Mollie, on every ideological front, was radically opposed to Republican values. On her Twitter, she retweeted posts calling Michelle Obama a “flawless FLOTUS.” She lamented slut-shaming and argued against anti-vaxxers. She sent out tweets of her own that supported “fighting until we make a change in this country” and holding white people accountable for supporting Roy Moore in Alabama. In his op-ed, Trump Jr. denounced liberal platforms that Mollie herself believed in. Conservatives argue that they are using Mollie’s name to put country over party. But they are exploiting her story. There is not one who validated her convictions and actually listened to what she had to say.

The single, irreducible element of conservatives’ identification with Mollie Tibbetts is her whiteness.

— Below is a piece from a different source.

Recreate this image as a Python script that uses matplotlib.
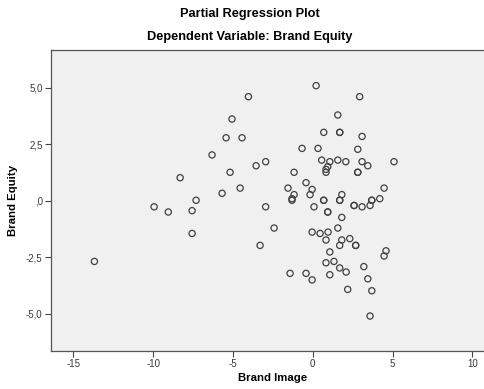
import matplotlib
matplotlib.use("Agg")
import matplotlib.pyplot as plt

plt.rcParams["font.family"] = ["Liberation Sans", "DejaVu Sans"]

# residuals (duplicates = overlapping circles)
brand_image = [
    0.21, -4.03, 2.94, 1.57, -5.06, 0.69, 1.69, 1.69, -5.43, -4.43,
    3.09, -0.67, 0.33, 2.82, -6.31, -3.55, -2.95, 0.56, 1.07, 1.57,
    2.07, 3.09, 3.45, 5.09, 0.94, 0.83, 0.83, -5.18, -1.17, 2.82,
    2.82, -8.31, -0.42, -1.55, -4.55, -0.04, 4.47, -5.68, -1.17, -0.17,
    1.82, -1.30, -1.30, 0.69, 0.69, 1.69, 1.69, 3.70, 3.70, 4.20,
    -7.31, -9.94, -9.05, -7.56, -2.95, 0.08, 2.59, 2.59, 3.09, 3.59,
    0.94, 0.94, 1.82, -7.56, -2.42, -0.04, 0.46, 0.96, 1.57, 0.83,
    1.82, 2.32, -3.30, 1.69, 2.69, 2.69, 1.07, 4.59, 4.47, -13.68,
    0.83, 1.33, 1.69, 3.20, -1.42, -0.42, 2.09, 1.07, -0.04, 3.45,
    2.19, 3.70, 3.59,
]
brand_equity = [
    5.10, 4.61, 4.61, 3.80, 3.62, 3.03, 3.03, 3.03, 2.79, 2.79,
    2.85, 2.32, 2.32, 2.28, 2.03, 1.55, 1.73, 1.80, 1.73, 1.80,
    1.73, 1.73, 1.55, 1.73, 1.51, 1.39, 1.26, 1.26, 1.26, 1.26,
    1.26, 1.02, 0.80, 0.56, 0.56, 0.50, 0.56, 0.33, 0.27, 0.27,
    0.27, 0.09, 0.02, 0.02, 0.02, 0.02, 0.02, 0.02, 0.02, 0.09,
    0.02, -0.27, -0.50, -0.44, -0.27, -0.27, -0.21, -0.21, -0.27, -0.21,
    -0.50, -0.50, -0.74, -1.45, -1.21, -1.39, -1.45, -1.39, -1.21, -1.74,
    -1.74, -1.68, -1.98, -1.98, -1.98, -1.98, -2.27, -2.22, -2.45, -2.69,
    -2.75, -2.69, -2.98, -2.92, -3.22, -3.22, -3.16, -3.28, -3.51, -3.46,
    -3.93, -3.99, -5.11,
]

x_ticks = [-15, -10, -5, 0, 5, 10]
x_tick_labels = ["-15", "-10", "-5", "0", "5", "10"]
y_ticks = [5.0, 2.5, 0.0, -2.5, -5.0]
y_tick_labels = ["5,0", "2,5", ",0", "-2,5", "-5,0"]

fig = plt.figure(figsize=(4.84, 3.89), dpi=100)
ax = fig.add_axes([51 / 484, 1 - 351 / 389, 1 - 51 / 484, (351 - 50) / 389])
ax.set_facecolor("#f0f0f0")

ax.scatter(brand_image, brand_equity, s=20, facecolors="none",
           edgecolors="#404040", linewidths=0.9, zorder=3)

ax.set_xlim(-16.4, 10.73)
ax.set_ylim(-6.66, 6.68)
ax.set_xticks(x_ticks)
ax.set_xticklabels(x_tick_labels)
ax.set_yticks(y_ticks)
ax.set_yticklabels(y_tick_labels)
ax.tick_params(length=4, width=0.8, color="#444444", labelsize=7,
               labelcolor="#3a3a3a", pad=2)

for side in ["left", "bottom", "top"]:
    ax.spines[side].set_color("#555555")
    ax.spines[side].set_linewidth(0.9)
ax.spines["right"].set_visible(False)

ax.set_xlabel("Brand Image", fontsize=8.2, fontweight="bold")
ax.xaxis.set_label_coords((273 - 51) / (484 - 51), -0.072)
ax.set_ylabel("Brand Equity", fontsize=8.2, fontweight="bold")
ax.yaxis.set_label_coords(-(51 - 18) / (484 - 51), 0.5)

fig.text(250 / 484, 1 - 14 / 389, "Partial Regression Plot", fontsize=9.2,
         fontweight="bold", ha="center", va="center")
fig.text(250 / 484, 1 - 37 / 389, "Dependent Variable: Brand Equity",
         fontsize=9.2, fontweight="bold", ha="center", va="center")

fig.savefig("out.png", dpi=100)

It is the principal reason why her death resonated so deeply across this country, especially with people who said they could picture their own daughters in her—murdered by an immigrant farmworker and left to rot in a field. It is why there is disproportionate attention from Trump on this case, and administrative silence on atrocities like sex trafficking of black girls, who are currently disappearing, most notably, from Washington, D.C. White voters can point to Mollie’s death as a tangible rationale for the racialized fears that gave us the Trump presidency, even if it utterly ignores her family’s wishes.

The Tibbetts case serves as a referendum on the leadership this administration embodies. It indicates that elected officials recognize the attachment voters feel with stories like Mollie’s or Kate’s. But even if Mollie’s loved ones insist on remembering her as more than her death, do they have the political capital to have their wishes honored? Or does what her death has exposed about political polarization supercede her right to carve out her place in history? Will her family’s voice be loud enough to define her memory?

Mollie’s death is not the first to justify systemic oppression against a group, especially in the name of protecting white femininity. But it is the first in which her family insistently, publicly rejected these ends. Her case’s ability to show how polarized the country is, and how deep the chasm is between those who do and do not believe in the president’s leadership, necessarily involves reducing her to her murder, erasing who she really was when defining her legacy. Her death remains on one side of the aisle. Her life was on the other.